Summary: A large-scale analysis of UK Biobank exome data has identified rare protein-altering variants associated with left-handedness, most notably in the beta-tubulin gene TUBB4B. These results strengthen the link between microtubule-related genes and brain asymmetry and reveal genetic overlap between handedness and certain neurodevelopmental disorders.
Using exome sequences from hundreds of thousands of participants, researchers have located uncommon coding changes that occur more frequently in people who are left-handed. While the effect sizes are clear for some rare variants, they explain only a small portion of handedness heritability, indicating that handedness arises from a complex mix of genetic, developmental, and environmental influences.
Key Facts:
- Rare coding variants in the TUBB4B gene are significantly enriched in left-handed individuals, providing direct evidence for a genetic component to handedness.
- Some rare variants associated with left-handedness are located in genes previously implicated in neurodevelopmental disorders—examples include DSCAM and FOXP1—highlighting shared biological pathways.
- Despite these discoveries, rare coding variants account for only about 0.9–1.0% of the exome-wide heritability of left-handedness, underscoring the multifactorial nature of the trait.
Background and significance
Handedness reflects the brain’s left-right functional specialization. Approximately 90% of people are right-handed, and the remaining population shows varying degrees of left-handedness. Studying handedness can reveal important information about brain development and organization, and its links to cognition and neurodevelopmental conditions.

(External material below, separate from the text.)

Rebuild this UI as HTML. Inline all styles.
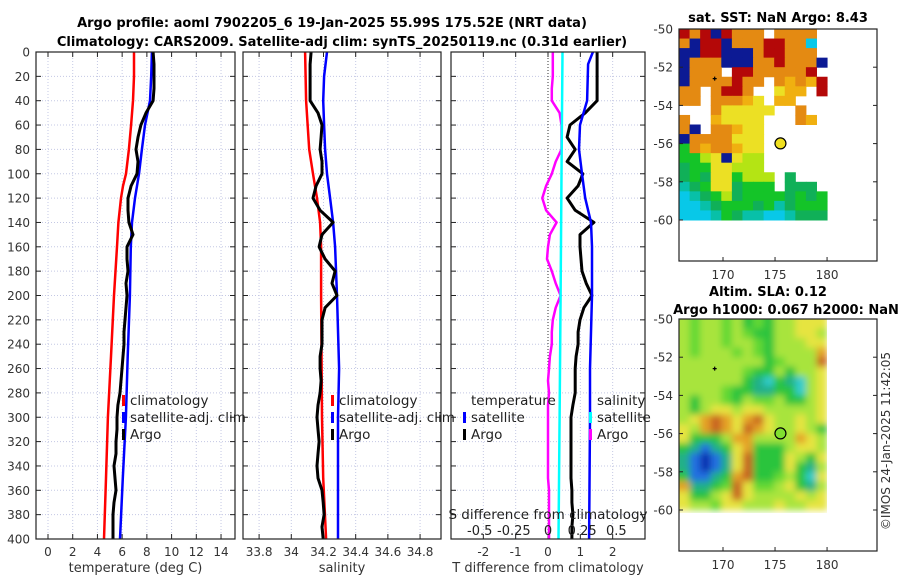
<!DOCTYPE html>
<html><head><meta charset="utf-8"><style>
html,body{margin:0;padding:0;background:#fff;}
svg{display:block;font-family:"DejaVu Sans","Liberation Sans",sans-serif;}
</style></head><body>
<svg id="fig" width="900" height="580" viewBox="0 0 900 580" xmlns="http://www.w3.org/2000/svg">
<defs>
<filter id="soft" x="-5%" y="-5%" width="110%" height="110%"><feGaussianBlur stdDeviation="3.5"/></filter>
<clipPath id="slaclip"><rect x="679" y="319" width="148" height="194"/></clipPath>
</defs>
<text x="332" y="27" font-size="13" font-weight="bold" text-anchor="middle">Argo profile: aoml 7902205_6 19-Jan-2025 55.99S 175.52E (NRT data)</text>
<text x="342" y="46" font-size="13" font-weight="bold" text-anchor="middle">Climatology: CARS2009. Satellite-adj clim: synTS_20250119.nc (0.31d earlier)</text>
<text x="778" y="22" font-size="13" font-weight="bold" text-anchor="middle">sat. SST: NaN Argo: 8.43</text>
<text x="768" y="296" font-size="13" font-weight="bold" text-anchor="middle">Altim. SLA: 0.12</text>
<text x="786" y="314" font-size="13" font-weight="bold" text-anchor="middle">Argo h1000: 0.067 h2000: NaN</text>
<text transform="translate(890,441) rotate(-90)" font-size="12" fill="#333" text-anchor="middle">©IMOS 24-Jan-2025 11:42:05</text>
</svg>
<script>
// ---------- data ----------
const climDepth = [0,20,40,60,80,100,110,120,140,160,200,250,300,350,400];
const climTemp = [6.96,6.96,6.88,6.72,6.55,6.31,6.07,5.91,5.7,5.58,5.34,5.1,4.85,4.69,4.53];
const satTemp = [8.41,8.35,8.25,7.85,7.6,7.36,7.2,7.04,6.8,6.7,6.63,6.45,6.3,6.05,5.83];
const argoDepth = [0,10,20,30,40,50,60,70,80,90,100,110,120,130,140,150,160,170,180,190,200,210,220,230,240,250,260,270,280,290,300,310,320,330,340,350,360,370,380,390,400];
const argoTemp = [8.5,8.58,8.58,8.58,8.5,7.93,7.52,7.28,7.12,7.28,7.2,6.72,6.47,6.47,6.55,6.88,6.39,6.39,6.47,6.31,6.39,6.31,6.23,6.15,6.15,6.07,5.99,5.91,5.83,5.66,5.58,5.58,5.5,5.5,5.34,5.42,5.5,5.34,5.26,5.26,5.26];
const climSalDepth = [0,40,80,100,120,140,160,200,300,350,400];
const climSal = [34.086,34.092,34.111,34.135,34.16,34.179,34.185,34.185,34.191,34.198,34.216];
const satSalDepth = [0,20,40,60,80,100,120,140,160,200,260,300,400];
const satSal = [34.222,34.204,34.198,34.204,34.21,34.222,34.241,34.26,34.272,34.284,34.297,34.29,34.29];
const argoSal = [34.123,34.117,34.117,34.117,34.117,34.166,34.191,34.185,34.179,34.191,34.191,34.154,34.135,34.179,34.26,34.191,34.173,34.21,34.272,34.253,34.284,34.21,34.191,34.191,34.191,34.179,34.179,34.185,34.179,34.166,34.16,34.166,34.173,34.166,34.16,34.166,34.191,34.198,34.204,34.191,34.198];
const satTDiffDepth = [0,10,40,60,80,100,120,140,160,200,260,300,400];
const satTDiff = [1.39,1.24,1.21,0.99,0.96,1.05,1.15,1.33,1.36,1.36,1.3,1.3,1.27];
const argoTDiff = [1.52,1.52,1.52,1.52,1.52,1.15,0.68,0.59,0.84,0.59,1.08,0.93,0.59,0.84,1.42,0.99,0.99,1.02,1.05,1.18,1.36,1.11,0.99,0.93,0.93,0.87,0.84,0.84,0.84,0.77,0.71,0.71,0.71,0.71,0.71,0.71,0.74,0.74,0.77,0.74,0.74];
const argoSDiff = [0.035,0.035,0.035,0.028,0.028,0.085,0.099,0.099,0.099,0.056,0.028,-0.014,-0.042,-0.014,0.063,0.014,0,-0.007,0.028,0.056,0.092,0.056,0.035,0.028,0.028,0.014,0.007,0,0.007,0,0,0,0,0,0,0,0.007,0.007,0.007,0.007,0.007];
const satSDiffDepth = [0,100,200,300,400];
const satSDiff = [0.106,0.099,0.092,0.085,0.077];
const depthTicks = [0,20,40,60,80,100,120,140,160,180,200,220,240,260,280,300,320,340,360,380,400];
const tempTicks = [0,2,4,6,8,10,12,14];
const salTicks = [33.8,34,34.2,34.4,34.6,34.8];
const salTickLabels = ["33.8","34","34.2","34.4","34.6","34.8"];
const tdTicks = [-2,-1,0,1,2];
const sdTicks = [-0.5,-0.25,0,0.25,0.5];
const sdTickLabels = ["-0.5","-0.25","0","0.25","0.5"];
const lonTicks = [170,175,180];
const latTicks = [-50,-52,-54,-56,-58,-60];
const argoLon = 175.52, argoLat = -55.99;
const sstGrid = [
"RORBROOO.OOOO.","OBRRBOOORROOC.","BBRRBBBORROOO.","BOOOBBBOOROOOB","BOOO.RROOOOOR.",
"BOOOOROO.OoOoR","OO.ORRO..Yoo.R","OO.OOOoY.oo...","...OYYYYY..O..","O..oYYYY...Oo.",
"OB.OOoYY......","BOOOOYYY......","GOoOOoYY......","GGLYBYLL......","gGGYYLLL......",
"gGgYYGLLL.g...","TgGYYgGGG.ggg.","CTgGLgGGGGgGgG","CCTgGGGgGTgGGG","CCCTGgTTCCTggg"];
const slaGrid = [
"lgllglGgGllyyy","lgllglgGGllyyl","lgllgllgGlllyy","lglllglgGllllO","llllllllGglllR",
"llllllgGGlGlly","llllllGTCGTCly","llllgGGTTGGCly","lGllgGlgglGGly","lGlyylyyllllly",
"lyOROyORyllyly","ylOROyROyllylG","yGGGlOOllllOyl","GTBTGyOGGGlyyl","TBNBTyRGGGylGy",
"TBNBTyRGGGyGTl","GBBTGORGGglGCy","OTTGgRygglyGTl","yGGlyRyllllyly","yllgyylllyllyy"];
const sstColors = {R:"#b40808",O:"#e48a12",o:"#f0b010",Y:"#ece024",L:"#b4e414",G:"#14c428",g:"#10b058",T:"#08c0a8",C:"#08c8e8",B:"#0c1a94"};
const slaColors = {l:"#a8e43c",y:"#e6e440",g:"#64d834",G:"#2cc43c",T:"#20b088",C:"#30cccc",B:"#2070e0",N:"#1030b0",O:"#e4a028",R:"#c86424"};

// ---------- helpers ----------
const NS="http://www.w3.org/2000/svg";
const svg=document.getElementById('fig');
function mk(tag,attrs,parent){const e=document.createElementNS(NS,tag);for(const k in attrs)e.setAttribute(k,attrs[k]);(parent||svg).appendChild(e);return e;}
function lin(d0,d1,r0,r1){return v=>r0+(v-d0)*(r1-r0)/(d1-d0);}
const Y=lin(0,400,52,539);
const FS=12;

function panel(name,x0,x1,dom,ticks,labels,xlabel,showY){
  const X=lin(dom[0],dom[1],x0,x1);
  const g=mk('g',{});
  
  
  ticks.forEach(t=>{const l=mk('line',{x1:X(t),x2:X(t),y1:52,y2:539,stroke:'#c4c8e4','stroke-width':1,'stroke-dasharray':'1,2'},g);
    });
  depthTicks.forEach(d=>{const l=mk('line',{x1:x0,x2:x1,y1:Y(d),y2:Y(d),stroke:'#c4c8e4','stroke-width':1,'stroke-dasharray':'1,2'},g);
    });
  ticks.forEach((t,i)=>{
    mk('line',{x1:X(t),x2:X(t),y1:539,y2:534,stroke:'#222'},g);
    mk('line',{x1:X(t),x2:X(t),y1:52,y2:57,stroke:'#222'},g);
    const tx=mk('text',{x:X(t),y:556,'font-size':FS,'text-anchor':'middle',fill:'#333'},g);
    
    tx.textContent=labels[i];});
  depthTicks.forEach(d=>{
    mk('line',{x1:x0,x2:x0+5,y1:Y(d),y2:Y(d),stroke:'#222'},g);
    mk('line',{x1:x1,x2:x1-5,y1:Y(d),y2:Y(d),stroke:'#222'},g);
    if(showY){const tx=mk('text',{x:30,y:Y(d)+4.5,'font-size':FS,'text-anchor':'end',fill:'#333'},g);
      
      tx.textContent=d;}});
  const xl=mk('text',{x:(x0+x1)/2,y:572,'font-size':13,'text-anchor':'middle',fill:'#333'},g);
  
  xl.textContent=xlabel;
  return {X,g,x0,x1};
}
function line(p,xs,ds,color,w,name){
  const pts=xs.map((v,i)=>p.X(v).toFixed(1)+','+Y(ds[i]).toFixed(1)).join(' ');
  const pl=mk('polyline',{points:pts,fill:'none',stroke:color,'stroke-width':w,'stroke-linejoin':'round'},p.g);
  
}
function frame(p){mk('rect',{x:p.x0,y:52,width:p.x1-p.x0,height:487,fill:'none',stroke:'#222','stroke-width':1.2},p.g);}
function legend(p,x,items,header){
  let y=400;
  if(header){const h=mk('text',{x:x+8,y:y+5,'font-size':13.5,fill:'#222'},p.g);h.textContent=header;
    y+=17;}
  items.forEach(it=>{
    const r=mk('rect',{x:x,y:y-5,width:3,height:11,fill:it[1]},p.g);
    
    const t=mk('text',{x:x+8,y:y+5,'font-size':13.5,fill:'#222'},p.g);t.textContent=it[0];
    
    y+=17;});
}

// Panel 1 temperature
const p1=panel('temperature-panel',36,235,[-0.97,15.13],tempTicks,tempTicks.map(String),'temperature (deg C)',true);
line(p1,climTemp,climDepth,'#ff0000',2.5,'temp-climatology-line');
line(p1,satTemp,climDepth,'#0000ff',2.5,'temp-satellite-line');
line(p1,argoTemp,argoDepth,'#000',3,'temp-argo-line');
legend(p1,122,[['climatology','#ff0000'],['satellite-adj. clim','#0000ff'],['Argo','#000']]);
frame(p1);

// Panel 2 salinity
const p2=panel('salinity-panel',243,441,[33.7,34.93],salTicks,salTickLabels,'salinity',false);
line(p2,climSal,climSalDepth,'#ff0000',2.5,'sal-climatology-line');
line(p2,satSal,satSalDepth,'#0000ff',2.5,'sal-satellite-line');
line(p2,argoSal,argoDepth,'#000',3,'sal-argo-line');
legend(p2,331,[['climatology','#ff0000'],['satellite-adj. clim','#0000ff'],['Argo','#000']]);
frame(p2);

// Panel 3 differences
const p3=panel('difference-panel',451,645,[-3,3],tdTicks,tdTicks.map(String),'T difference from climatology',false);
const SX=lin(-0.71,0.71,451,645);
const pS={X:SX,g:p3.g};
mk('line',{x1:p3.X(0),x2:p3.X(0),y1:52,y2:539,stroke:'#333','stroke-dasharray':'1,2'},p3.g);
line(pS,argoSDiff,argoDepth,'#ff00ff',2.5,'s-diff-argo-line');
line(pS,satSDiff,satSDiffDepth,'#00ffff',2.5,'s-diff-satellite-line');
line(p3,argoTDiff,argoDepth,'#000',3,'t-diff-argo-line');
line(p3,satTDiff,satTDiffDepth,'#0000ff',2.5,'t-diff-satellite-line');
legend(p3,463,[['satellite','#0000ff'],['Argo','#000']],'temperature');
legend(p3,589,[['satellite','#00ffff'],['Argo','#ff00ff']],'salinity');
const sdt=mk('text',{x:548,y:519,'font-size':13.5,'text-anchor':'middle',fill:'#222'},p3.g);

sdt.textContent='S difference from climatology';
sdTicks.forEach((t,i)=>{const tx=mk('text',{x:SX(t),y:535,'font-size':13,'text-anchor':'middle',fill:'#222'},p3.g);
  
  tx.textContent=sdTickLabels[i];});
frame(p3);

// ---------- maps ----------
function map(name,top,grid,colors,dotFill,smooth){
  const bottom=top+232;
  const LX=lin(165.77,184.8,679,877), LY=lin(-50,-60,top,top+191);
  const g=mk('g',{});
  
  let cells=g;
  if(smooth){const cg=mk('g',{'clip-path':'url(#slaclip)'},g);cells=mk('g',{filter:'url(#soft)'},cg);}
  const nc=grid[0].length, nr=grid.length;
  const cw=(180-165.77)/nc, rh=10/nr;
  grid.forEach((row,j)=>{for(let i=0;i<nc;i++){const c=row[i];if(c==='.')continue;
    const x=LX(165.77+i*cw), y=LY(-50-j*rh);
    let w=LX(165.77+(i+1)*cw)-x+0.5, h=LY(-50-(j+1)*rh)-y+0.5;
    let xx=x, yy=y;
    if(smooth){ if(i===0){xx-=6;w+=6;} if(i===nc-1){w+=0;} if(j===0){yy-=6;h+=6;} if(j===nr-1){h+=0;} }
    const r=mk('rect',{x:xx.toFixed(2),y:yy.toFixed(2),width:w.toFixed(2),height:h.toFixed(2),fill:colors[c]},cells);
    }});
  mk('rect',{x:679,y:top,width:198,height:bottom-top,fill:'none',stroke:'#222','stroke-width':1.2},g);
  lonTicks.forEach(t=>{mk('line',{x1:LX(t),x2:LX(t),y1:bottom,y2:bottom-4,stroke:'#222'},g);
    const tx=mk('text',{x:LX(t),y:bottom+18,'font-size':FS,'text-anchor':'middle',fill:'#333'},g);
    tx.textContent=t;});
  latTicks.forEach(t=>{mk('line',{x1:877,x2:873,y1:LY(t),y2:LY(t),stroke:'#222'},g);
    mk('line',{x1:679,x2:683,y1:LY(t),y2:LY(t),stroke:'#222'},g);
    const tx=mk('text',{x:673,y:LY(t)+4.5,'font-size':FS,'text-anchor':'end',fill:'#333'},g);
    tx.textContent=t;});
  const c=mk('circle',{cx:LX(argoLon),cy:LY(argoLat),r:5.5,fill:dotFill,stroke:'#000','stroke-width':1.2},g);
  
  const px=LX(169.2),py=LY(-52.6);
  mk('path',{d:`M${px-2},${py}H${px+2}M${px},${py-2}V${py+2}`,stroke:'#000','stroke-width':1.2},g);
}
map('sst-map',29,sstGrid,sstColors,'#f0e020',false);
map('sla-map',319,slaGrid,slaColors,'#80e030',true);
</script>
</body></html>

Previous genome-wide association studies (GWAS) implicated many common, non-coding variants that likely affect gene regulation. This new exome-wide study complements those findings by focusing on rare, protein-altering variants—changes that directly affect amino acid sequences and can provide stronger clues about biological mechanisms.
What the study found
Researchers examined exome data from 38,043 left-handed and 313,271 right-handed UK Biobank participants to test whether rare coding variants (frequency ≤ 1%) are associated with handedness. The most striking result was an exome-wide significant excess of rare coding variants in the TUBB4B gene among left-handed individuals. Overall, rare TUBB4B variants were about 2.7 times more common in left-handers than right-handers.
Most of the TUBB4B changes were heterozygous missense variants—single amino-acid substitutions—though two unique frameshift mutations were observed only in left-handed participants. While other TUBB4B variants have previously been linked to sensorineural or ciliopathic conditions, the specific variants identified in this analysis are distinct and point to new functional questions about microtubule biology in brain development.
Beyond TUBB4B, the study detected associations between left-handedness and rare coding variants in genes already implicated by exome screening for autism and schizophrenia, including DSCAM and FOXP1. These overlaps suggest that some of the molecular pathways influencing handedness also contribute to neurodevelopmental risk.
Heritability and interpretation
Although these rare variants have measurable associations, their combined contribution to exome-wide heritability of left-handedness was estimated at approximately 0.91%. In practical terms, this means rare protein-altering variants are one piece of the puzzle but are far from the whole explanation. Common regulatory variants, environmental factors, and developmental stochasticity likely account for much of the remaining variation.
Implications and future directions
This work advances our understanding of how specific protein-altering changes can influence lateralized brain traits. Identifying TUBB4B and other microtubule-related genes implicates cellular structures that are fundamental to neuronal development, migration, and the establishment of left-right brain organization. Follow-up studies—functional experiments, developmental analyses, and more detailed phenotype correlations—will be necessary to translate these genetic signals into mechanistic insights.
The overlap between handedness-associated rare variants and genes implicated in autism and schizophrenia highlights shared developmental biology and suggests avenues for research into how early brain asymmetry relates to neurodevelopmental outcomes.
About this genetics and neurodevelopment research news
Author: Neuroscience News Communications
Source: Neuroscience News
Contact: Neuroscience News Communications – Neuroscience News
Image: The image is credited to Neuroscience News
Original Research: Open access. “Exome-wide analysis implicates rare protein-altering variants in human handedness” by Dick Schijven et al., Nature Communications.
Abstract (concise)
Handedness reflects hemispheric specialization and occurs more frequently in some neurodevelopmental disorders. While GWAS have highlighted common, mostly non-coding variants—some in tubulin and microtubule-associated genes—this study tested whether rare coding variants also influence handedness. Using exome data from 38,043 left-handed and 313,271 right-handed UK Biobank participants, the beta-tubulin gene TUBB4B reached exome-wide significance, with rare coding variants 2.7 times more frequent in left-handers. Most variants were heterozygous missense changes; two frameshifts were found exclusively in left-handed individuals. DSCAM and FOXP1, genes previously implicated in autism and schizophrenia, also showed evidence of association. The estimated exome-wide heritability for left-handedness due to rare coding variants was 0.91%, demonstrating that rare protein-altering changes contribute to handedness and implicating microtubule-related biology and disorder-relevant genes.